■ Set task: Everything from the line containing "Convert this chart to matplotlib code." through the line containing "W, H = 736.0, 981.0" must be written out exactly, and nothing more; leave any pictures out.

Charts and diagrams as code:
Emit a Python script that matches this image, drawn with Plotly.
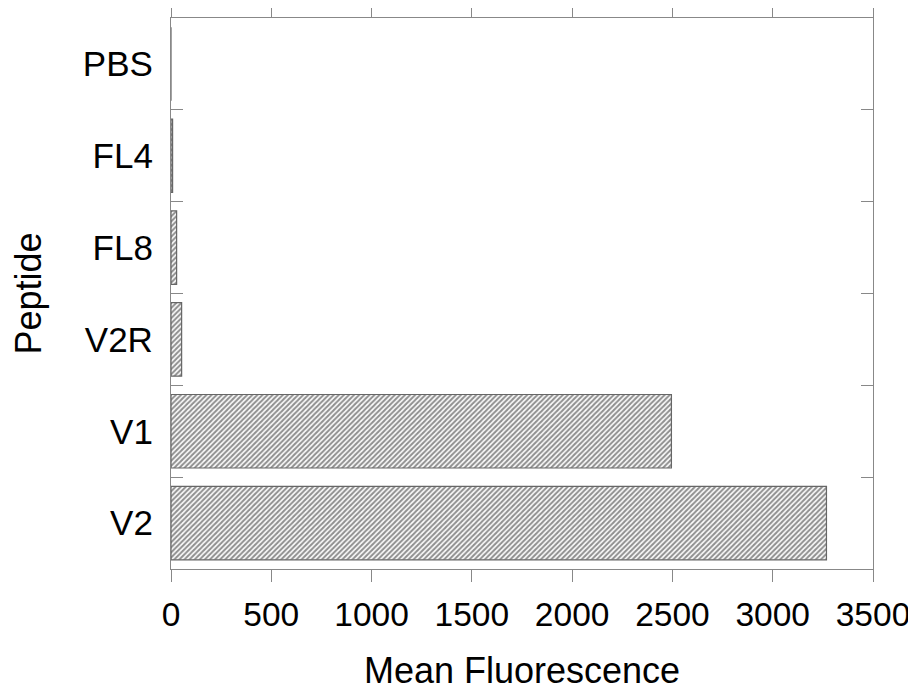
import plotly.graph_objects as go

peptides = ["V2", "V1", "V2R", "FL8", "FL4", "PBS"]
fluorescence = [3268, 2495, 53, 28, 8, 0]
x_ticks = [0, 500, 1000, 1500, 2000, 2500, 3000, 3500]

axis_color = "#888888"
font_family = "Liberation Sans, Arial, sans-serif"

fig = go.Figure(
    go.Bar(
        y=peptides,
        x=fluorescence,
        orientation="h",
        width=0.8,
        marker=dict(
            color="white",
            line=dict(color="#666666", width=1.2),
            pattern=dict(shape="/", fgcolor="#222222", bgcolor="white", size=3.6, solidity=0.55),
        ),
    )
)

fig.update_layout(
    width=908,
    height=685,
    margin=dict(l=163, r=43, t=10, b=124),
    paper_bgcolor="white",
    plot_bgcolor="white",
    showlegend=False,
    font=dict(family=font_family, size=34, color="black"),
    xaxis=dict(
        range=[0, 3500],
        tickvals=x_ticks,
        ticks="outside",
        ticklen=12,
        tickcolor=axis_color,
        tickwidth=1.2,
        showline=True,
        linecolor=axis_color,
        linewidth=1.2,
        mirror="ticks",
        showgrid=False,
        zeroline=False,
        automargin=False,
        tickfont=dict(size=33.5),
        ticklabelstandoff=4,
        title=dict(text="Mean Fluorescence", font=dict(size=36), standoff=25),
    ),
    yaxis=dict(
        type="category",
        categoryorder="array",
        categoryarray=peptides,
        range=[-0.5, 5.5],
        tickson="boundaries",
        ticks="inside",
        ticklen=12,
        tickcolor=axis_color,
        tickwidth=1.2,
        showline=True,
        linecolor=axis_color,
        linewidth=1.2,
        mirror="ticks",
        showgrid=False,
        zeroline=False,
        automargin=False,
        tickfont=dict(size=35),
        ticklabelstandoff=10,
        title=dict(text="Peptide", font=dict(size=36), standoff=36),
    ),
)

fig.write_html("out.html")
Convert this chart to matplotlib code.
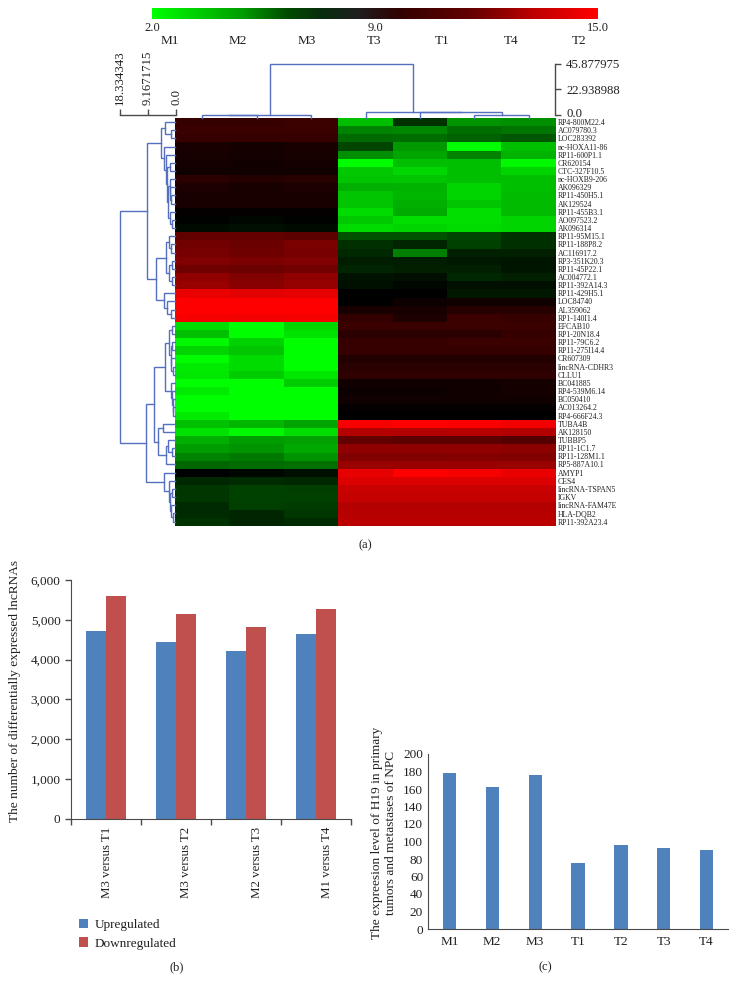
#!/usr/bin/python
import numpy as np
import matplotlib
matplotlib.use('Agg')
import matplotlib.pyplot as plt
from matplotlib.colors import LinearSegmentedColormap, TwoSlopeNorm
from matplotlib.transforms import ScaledTranslation

plt.rcParams['font.family'] = ['Liberation Serif', 'DejaVu Serif']
plt.rcParams['text.color'] = '#231f20'
plt.rcParams['axes.labelcolor'] = '#231f20'
plt.rcParams['xtick.labelcolor'] = '#231f20'
plt.rcParams['ytick.labelcolor'] = '#231f20'

W, H = 736.0, 981.0

# heatmap data
sample_header = ['M1', 'M2', 'M3', 'T3', 'T1', 'T4', 'T2']
genes = ['RP4-800M22.4', 'AC079780.3', 'LOC283392', 'nc-HOXA11-86', 'RP11-600P1.1',
         'CR620154', 'CTC-327F10.5', 'nc-HOXB9-206', 'AK096329', 'RP11-450H5.1',
         'AK129524', 'RP11-455B3.1', 'AO097523.2', 'AK096314', 'RP11-95M15.1',
         'RP11-188P8.2', 'AC116917.2', 'RP3-351K20.3', 'RP11-45P22.1', 'AC004772.1',
         'RP11-392A14.3', 'RP11-429H5.1', 'LOC84740', 'AL359062', 'RP1-140I1.4',
         'EFCAB10', 'RP1-20N18.4', 'RP11-79C6.2', 'RP11-275I14.4', 'CR607309',
         'lincRNA-CDHR3', 'CLLU1', 'BC041885', 'RP4-539M6.14', 'BC050410',
         'AC013264.2', 'RP4-666F24.3', 'TUBA4B', 'AK128150', 'TUBBP5',
         'RP11-1C1.7', 'RP11-128M1.1', 'RP5-887A10.1', 'AMYP1', 'CES4',
         'lincRNA-TSPAN5', 'IGKV', 'lincRNA-FAM47E', 'HLA-DQB2', 'RP11-392A23.4']
heat_rows = [
    [10.3, 10.3, 10.4, 3.8, 7.6, 4.9, 5.1],
    [10.4, 10.4, 10.4, 5.4, 5.3, 6.0, 5.8],
    [10.3, 10.3, 10.3, 6.1, 6.0, 6.3, 6.6],
    [9.6, 9.5, 9.6, 7.1, 4.8, 2.0, 3.8],
    [9.6, 9.5, 9.6, 5.1, 4.5, 5.4, 4.1],
    [9.5, 9.4, 9.5, 2.1, 3.8, 3.8, 2.2],
    [9.4, 9.4, 9.4, 3.5, 3.1, 3.8, 3.2],
    [10.0, 9.8, 9.9, 3.6, 3.6, 3.8, 3.8],
    [9.7, 9.6, 9.7, 4.2, 4.1, 3.2, 3.8],
    [9.6, 9.6, 9.6, 3.6, 4.0, 3.2, 3.9],
    [9.6, 9.6, 9.6, 3.6, 4.2, 3.6, 3.9],
    [9.1, 9.1, 9.1, 3.0, 4.3, 2.9, 3.9],
    [8.9, 8.8, 8.9, 3.5, 2.9, 2.9, 3.2],
    [8.7, 8.6, 8.7, 3.0, 3.2, 3.0, 3.2],
    [11.3, 11.3, 11.2, 6.8, 6.8, 7.1, 7.7],
    [11.7, 11.5, 11.9, 7.7, 8.0, 7.2, 7.7],
    [11.8, 11.6, 11.8, 7.9, 5.5, 8.1, 8.1],
    [12.0, 11.9, 12.0, 8.2, 8.2, 8.3, 8.4],
    [11.6, 11.5, 11.7, 8.0, 8.1, 8.1, 8.4],
    [12.4, 12.0, 12.4, 8.5, 8.6, 7.9, 8.1],
    [12.6, 12.2, 12.5, 8.6, 8.8, 8.6, 8.6],
    [14.5, 14.3, 14.4, 9.0, 9.0, 8.3, 8.3],
    [15.0, 15.0, 15.0, 9.0, 9.3, 9.4, 9.4],
    [15.0, 15.0, 15.0, 9.6, 9.6, 9.9, 9.9],
    [14.8, 14.7, 14.8, 10.2, 9.7, 10.4, 10.3],
    [3.0, 2.0, 3.2, 10.4, 10.4, 10.4, 10.4],
    [3.7, 2.1, 2.8, 10.0, 10.0, 10.0, 10.3],
    [2.2, 3.3, 2.0, 10.3, 10.3, 10.4, 10.4],
    [3.2, 3.6, 2.0, 10.3, 10.3, 10.3, 10.3],
    [2.1, 3.0, 2.0, 9.8, 9.8, 9.8, 9.8],
    [2.6, 3.0, 2.0, 10.0, 10.0, 10.0, 10.0],
    [2.7, 3.4, 2.7, 10.1, 10.1, 10.1, 10.1],
    [2.0, 2.0, 3.4, 9.4, 9.4, 9.4, 9.5],
    [2.6, 2.0, 2.0, 9.3, 9.3, 9.4, 9.5],
    [2.0, 2.0, 2.0, 9.4, 9.4, 9.4, 9.4],
    [2.0, 2.0, 2.0, 9.1, 9.1, 9.1, 9.1],
    [2.6, 2.0, 2.0, 9.0, 9.0, 9.0, 9.0],
    [3.7, 4.0, 4.5, 14.8, 15.0, 14.9, 14.7],
    [2.8, 2.2, 2.9, 13.2, 13.2, 13.3, 13.2],
    [4.2, 4.7, 4.6, 11.3, 11.2, 11.2, 11.0],
    [4.7, 4.9, 4.4, 12.4, 12.4, 12.4, 12.3],
    [5.4, 5.7, 5.0, 12.0, 12.0, 12.1, 12.0],
    [6.2, 6.1, 5.9, 12.6, 12.6, 12.6, 12.6],
    [9.0, 8.8, 8.6, 14.4, 15.0, 14.8, 14.5],
    [7.9, 7.8, 7.9, 14.2, 14.2, 14.2, 14.2],
    [7.5, 7.2, 7.3, 13.7, 13.7, 13.7, 13.7],
    [7.5, 7.2, 7.2, 13.6, 13.6, 13.6, 13.6],
    [7.8, 7.3, 7.4, 13.2, 13.2, 13.2, 13.2],
    [7.8, 8.0, 7.5, 13.3, 13.3, 13.3, 13.3],
    [7.6, 8.0, 7.8, 13.4, 13.4, 13.4, 13.4],
]

# trees: (merge height, child, child), ints are leaves
col_tree = (45.88, (2.4, (2.6, 0, 1), 2), (5.0, 3, (4.8, 4, (2.8, 5, 6))))
rows_a = (4.7,
          (3.3, 0, (1.3, 1, 2)),
          (3.7, 3, (2.9, 4, (2.5, (1.7, 5, 6),
                             (2.2, (1.8, 7, (1.5, 8, (1.2, 9, 10))), (1.6, 11, (0.9, 12, 13)))))))
rows_b = (6.3,
          (3.0, (2.0, 14, (1.4, 15, 16)), (1.9, (1.1, 17, 18), (1.0, 19, 20))),
          (3.7, 21, (2.6, 22, (1.4, 23, 24))))
rows_c1 = (3.3,
           (1.9, (0.9, 25, 26), (1.4, (0.9, 27, 28), (1.2, 29, (0.7, 30, 31)))),
           (1.3, 32, (1.0, 33, (0.7, 34, (0.5, 35, 36)))))
rows_c2 = (5.6, (4.1, 37, 38), (3.0, (2.2, 39, (1.0, 40, 41)), 42))
rows_d = (3.6, 43, (2.1, 44, (1.7, (1.0, 45, 46), (1.2, 47, (0.8, 48, 49)))))
row_tree = (18.33, (9.3, rows_a, rows_b), (9.7, (7.0, rows_c1, rows_c2), rows_d))

col_scale_ticks = [0.0, 22.938988, 45.877975]
col_scale_labels = ['0.0', '22.938988', '45.877975']
row_scale_ticks = [0.0, 9.1671715, 18.334343]
row_scale_labels = ['0.0', '9.1671715', '18.334343']
bar_ticks = ['2.0', '9.0', '15.0']

# panel b
comparisons = ['M3 versus T1', 'M3 versus T2', 'M2 versus T3', 'M1 versus T4']
upregulated = [4720, 4430, 4210, 4650]
downregulated = [5600, 5150, 4830, 5280]

# panel c
h19_samples = ['M1', 'M2', 'M3', 'T1', 'T2', 'T3', 'T4']
h19_level = [178, 162, 176, 76, 96, 93, 90]

BLUE = '#4f81bd'
RED = '#c0504d'
TREE = '#5670c0'
AXIS = '#4a4a4a'


def px_axes(fig, x0, y0, x1, y1):
    # axes from pixel box, y measured from the top
    return fig.add_axes([x0 / W, 1 - y1 / H, (x1 - x0) / W, (y1 - y0) / H])


def draw_tree(ax, node, horizontal=False):
    if not isinstance(node, tuple):
        return node, 0.0
    h, left, right = node
    pa, ha = draw_tree(ax, left, horizontal)
    pb, hb = draw_tree(ax, right, horizontal)
    pos = [pa, pa, pb, pb]
    hts = [ha, h, h, hb]
    if horizontal:
        ax.plot(hts, pos, color=TREE, lw=1.0, solid_joinstyle='miter', clip_on=False)
    else:
        ax.plot(pos, hts, color=TREE, lw=1.0, solid_joinstyle='miter', clip_on=False)
    return (pa + pb) / 2.0, h


def only_spine(ax, name):
    ax.patch.set_alpha(0)
    for s in ax.spines:
        ax.spines[s].set_visible(s == name)
    ax.spines[name].set_color(AXIS)
    ax.spines[name].set_linewidth(1.0)


fig = plt.figure(figsize=(W / 100, H / 100), dpi=100)

# heatmap
heat_cmap = LinearSegmentedColormap.from_list('gbr', [(0, 1, 0), (0, 0, 0), (1, 0, 0)])
bar_cmap = LinearSegmentedColormap.from_list('gbr2', [
    (0.0, (0, 1, 0)), (0.2, (0, 0.62, 0)), (0.3, (0, 0.3, 0)), (0.38, (0.03, 0.18, 0.05)),
    (0.46, (0.12, 0.12, 0.12)), (0.56, (0.2, 0, 0)), (0.72, (0.4, 0, 0)),
    (0.86, (0.75, 0, 0)), (1.0, (1, 0, 0))])
ax = px_axes(fig, 175, 118, 556, 525.6)
ax.imshow(np.array(heat_rows), cmap=heat_cmap, aspect='auto', interpolation='nearest',
          norm=TwoSlopeNorm(vmin=2, vcenter=9, vmax=15))
ax.set_xticks([])
ax.yaxis.tick_right()
ax.set_yticks(range(len(genes)))
ax.set_yticklabels(genes, fontsize=5.6)
ax.tick_params(axis='y', length=0, pad=1.5)
for s in ax.spines.values():
    s.set_visible(False)

# colour bar
cax = px_axes(fig, 152, 8, 598, 19)
cax.imshow(np.linspace(0, 1, 256).reshape(1, -1), cmap=bar_cmap, aspect='auto')
cax.axis('off')
for t, xp in zip(bar_ticks, [152, 375, 598]):
    fig.text(xp / W, 1 - 28 / H, t, ha='center', va='center', fontsize=9)
for t, xp in zip(sample_header, np.linspace(170, 579, 7)):
    fig.text(xp / W, 1 - 41.5 / H, t, ha='center', va='center', fontsize=9.5)

# column dendrogram
dax = px_axes(fig, 175, 64, 556, 118)
draw_tree(dax, col_tree)
dax.set_xlim(-0.5, 6.5)
dax.set_ylim(0, 45.88)
dax.axis('off')

sax = px_axes(fig, 545, 64, 555, 115)
only_spine(sax, 'right')
sax.set_ylim(0, 45.877975)
sax.set_xticks([])
sax.yaxis.tick_right()
sax.set_yticks(col_scale_ticks)
sax.set_yticklabels(col_scale_labels, fontsize=9.2)
sax.tick_params(axis='y', length=4, width=1, color=AXIS, pad=4)
# lift the 0.0 label off the first gene name
zero_label = sax.get_yticklabels()[0]
zero_label.set_transform(zero_label.get_transform() + ScaledTranslation(0, 2 / 72, fig.dpi_scale_trans))

# row dendrogram
rax = px_axes(fig, 120, 118, 175, 525.6)
draw_tree(rax, row_tree, horizontal=True)
rax.set_xlim(18.33, 0)
rax.set_ylim(len(genes) - 0.5, -0.5)
rax.axis('off')

tax = px_axes(fig, 120, 114.5, 176, 118)
only_spine(tax, 'top')
tax.set_xlim(18.334343, 0)
tax.set_yticks([])
tax.xaxis.tick_top()
tax.set_xticks(row_scale_ticks)
tax.set_xticklabels(row_scale_labels, fontsize=9.2, rotation=90)
tax.tick_params(axis='x', length=4, width=1, color=AXIS, pad=3)

fig.text(365 / W, 1 - 545 / H, '(a)', ha='center', va='center', fontsize=9)

# panel b
bx = px_axes(fig, 71, 580, 351, 818.7)
xb = np.arange(len(comparisons))
up_bars = bx.bar(xb - 0.143, upregulated, 0.286, color=BLUE, label='Upregulated')
down_bars = bx.bar(xb + 0.143, downregulated, 0.286, color=RED, label='Downregulated')
bx.set_xlim(-0.5, 3.5)
bx.set_ylim(0, 6000)
bx.set_yticks(range(0, 6001, 1000))
bx.set_yticklabels(['{:,}'.format(v) for v in range(0, 6001, 1000)], fontsize=9.5)
bx.set_xticks(np.arange(-0.5, 4.0, 1.0))
bx.set_xticklabels([])
# the labels sit a little right of their groups in the original
bx.set_xticks(xb + np.array([0.02, 0.14, 0.16, 0.16]), minor=True)
bx.set_xticklabels(comparisons, minor=True, rotation=90, fontsize=9.3)
bx.tick_params(axis='x', which='minor', length=0, pad=6)
bx.tick_params(axis='both', which='major', length=4, width=1, color=AXIS)
bx.spines['top'].set_visible(False)
bx.spines['right'].set_visible(False)
bx.spines['left'].set_color(AXIS)
bx.spines['bottom'].set_color(AXIS)
fig.text(15.5 / W, 1 - 691 / H, 'The number of differentially expressed lncRNAs',
         rotation=90, ha='center', va='center', fontsize=9.6)
bx.legend(handles=[up_bars, down_bars], loc='upper left', frameon=False, fontsize=9.5,
          bbox_to_anchor=(76.5 / W, 1 - 916 / H), bbox_transform=fig.transFigure,
          handlelength=0.7, handleheight=0.7, handletextpad=0.5, labelspacing=0.5,
          borderpad=0.2, borderaxespad=0)
fig.text(177 / W, 1 - 967 / H, '(b)', ha='center', va='center', fontsize=9)

# panel c
cx = px_axes(fig, 428, 754, 728, 929)
xc = np.arange(len(h19_samples))
cx.bar(xc, h19_level, 0.31, color=BLUE)
cx.set_xlim(-0.5, 6.5)
cx.set_ylim(0, 200)
cx.set_yticks(range(0, 201, 20))
cx.set_xticks(xc)
cx.set_xticklabels(h19_samples)
cx.tick_params(axis='both', length=0, labelsize=9.5)
cx.tick_params(axis='x', pad=5)
cx.spines['top'].set_visible(False)
cx.spines['right'].set_visible(False)
cx.spines['left'].set_color(AXIS)
cx.spines['bottom'].set_color(AXIS)
fig.text(384 / W, 1 - 833 / H, 'The expreesion level of H19 in primary\ntumors and metastases of NPC',
         ha='center', va='center', rotation=90, fontsize=9.6, multialignment='center', linespacing=1.3)
fig.text(545 / W, 1 - 967 / H, '(c)', ha='center', va='center', fontsize=9)

fig.savefig('out.png', dpi=100)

■ Output for this exercise:
Convert this chart to matplotlib code.
#!/usr/bin/python
import numpy as np
import matplotlib
matplotlib.use('Agg')
import matplotlib.pyplot as plt
from matplotlib.colors import LinearSegmentedColormap, TwoSlopeNorm
from matplotlib.transforms import ScaledTranslation

plt.rcParams['font.family'] = ['Liberation Serif', 'DejaVu Serif']
plt.rcParams['text.color'] = '#231f20'
plt.rcParams['axes.labelcolor'] = '#231f20'
plt.rcParams['xtick.labelcolor'] = '#231f20'
plt.rcParams['ytick.labelcolor'] = '#231f20'

W, H = 736.0, 981.0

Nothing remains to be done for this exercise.